Yolandita Monge chronology
| Portfolio (1990) | Limited Edition (1991) | Mis Canciones Preferidas 2 (1991) |

= Limited Edition (Yolandita Monge album) =

Limited Edition is a remix album by Puerto Rican singer Yolandita Monge and the first ever of its kind by any Latin performer, male or female.

It was produced and remixed by internationally known DJ and producer Pablo Flores along with his partner, Grammy-winning engineer Javier Garza.
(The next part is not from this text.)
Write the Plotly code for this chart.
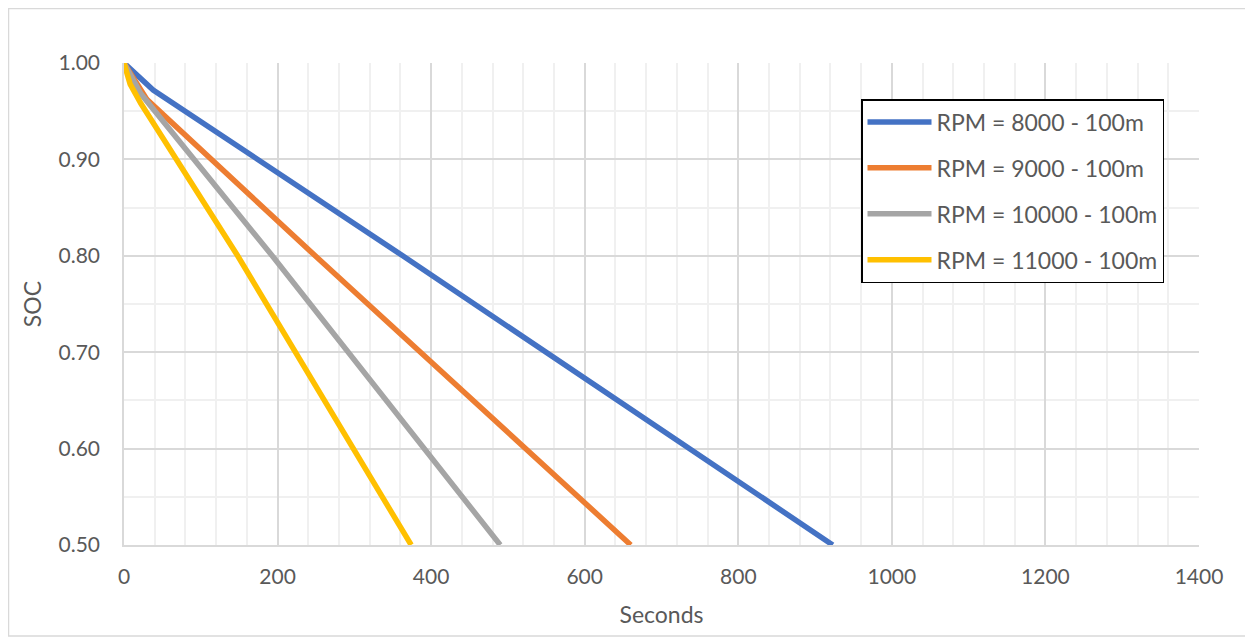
import plotly.graph_objects as go

names = ["RPM = 8000 - 100m", "RPM = 9000 - 100m", "RPM = 10000 - 100m", "RPM = 11000 - 100m"]
colors = ["#4472C4", "#ED7D31", "#A5A5A5", "#FFC000"]

x_8000 = [0, 38, 363, 923]
y_8000 = [1.00, 0.972, 0.800, 0.500]
x_9000 = [0, 30, 249, 660]
y_9000 = [1.00, 0.962, 0.800, 0.500]
x_10000 = [0, 22, 193, 490]
y_10000 = [1.00, 0.968, 0.800, 0.500]
x_11000 = [0, 8, 22, 148, 374]
y_11000 = [1.00, 0.978, 0.958, 0.800, 0.500]

xs = [x_8000, x_9000, x_10000, x_11000]
ys = [y_8000, y_9000, y_10000, y_11000]

font = "Lato, 'Open Sans', sans-serif"
fig = go.Figure()
for i in range(4):
    fig.add_trace(go.Scatter(x=xs[i], y=ys[i], mode="lines", name=names[i],
                             line=dict(color=colors[i], width=5.5),
                             legendgroup=str(i)))

W, H = 1245, 632
L, R, T, B = 116, 54, 55, 95
pw, ph = W - L - R, H - T - B

fig.update_layout(
    width=W, height=H,
    margin=dict(l=L, r=R, t=T, b=B),
    paper_bgcolor="white", plot_bgcolor="white",
    font=dict(family=font, color="#595959", size=21),
    showlegend=True,
    legend=dict(x=(853 - L) / pw, y=(T + ph - 91) / ph, xanchor="left", yanchor="top",
                bordercolor="black", borderwidth=1.5, bgcolor="white",
                font=dict(size=23, color="#595959", family=font),
                traceorder="grouped", tracegroupgap=13, itemwidth=64),
    xaxis=dict(range=[0, 1400], dtick=200, tick0=0, showgrid=True,
               gridcolor="#d9d9d9", gridwidth=1.5,
               minor=dict(dtick=40, showgrid=True, gridcolor="#f0f0f0", gridwidth=1.5),
               showline=True, linecolor="#d9d9d9", linewidth=1.5,
               zeroline=False, ticks="", ticklabelstandoff=12,
               title=dict(text="Seconds", font=dict(size=23), standoff=20),
               tickfont=dict(size=21)),
    yaxis=dict(range=[0.5, 1.0], dtick=0.1, tick0=0.5, tickformat=".2f",
               showgrid=True, gridcolor="#d9d9d9", gridwidth=1.5,
               minor=dict(dtick=0.05, showgrid=True, gridcolor="#f0f0f0", gridwidth=1.5),
               showline=True, linecolor="#d9d9d9", linewidth=1.5,
               zeroline=False, ticks="", ticklabelstandoff=18,
               title=dict(text="SOC", font=dict(size=23), standoff=10),
               tickfont=dict(size=21)),
    shapes=[dict(type="rect", xref="paper", yref="paper",
                 x0=(0.5 - L) / pw, x1=(1239 - L) / pw,
                 y0=(T + ph - 628) / ph, y1=(T + ph - 0.5) / ph,
                 line=dict(color="#d9d9d9", width=1.5), layer="below")],
)

fig.write_html("out.html")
The album includes the new Megamix and selected remixes from the previously released Maxi Singles of Por Tí, Fuiste Un Sueño and No Me Acostumbro. The cover is a new color painted photo from Vivencias by Raúl Torres. It was released in 1991 and is out of print in all media formats.

==Track listing==

| Track | Title | Composer(s) | Original Version(s) Taken From The Album(s) | Length |
|---|---|---|---|---|
| 01 | "Megamix (Fuiste Un Sueño, Por Tí, No Me Acostumbro)" | Pablo Manavello/Giorgio Spagna, Alfredo Larry Pignagnoli, Ivana Spagna, Rudy Pérez/Pablo Manavello | Portfolio & Vivencias | 18:54 |
| 02 | "Fuiste Un Sueño (Pablo's Dream Single)" | Pablo Manavello | Portfolio | 04:12 |
| 03 | "Por Tí (Pablo Flores Club Mix Single)" | Giorgio Spagna, Alfredo Larry Pignagnoli, Ivana Spagna, Rudy Pérez | Vivencias | 03:48 |
| 04 | "No Me Acostumbro (Pablo Flores Acostumbrate Mix Single)" | Pablo Manavello | Portfolio | 04:21 |
| 05 | "No Me Acostumbro (Pablo Flores Acostumbrate Mix)" | Pablo Manavello | Portfolio | 06:12 |

==Credits and personnel==

- Vocals: Yolandita Monge
- All Additional Production, Megamix and Remixes by Pablo Flores and Javier Garza for Hits' n' Mixes Productions
- Artwork and Concept: Raúl Torres
- Graphic Design: Luis Rafael Vázquez and Lydia Gregory

==Notes==

- Track listing and credits from album cover.
- Released in Cassette Format on 1991 (DIC-80601).
- Released in CD Format on 1991 (CD-80601).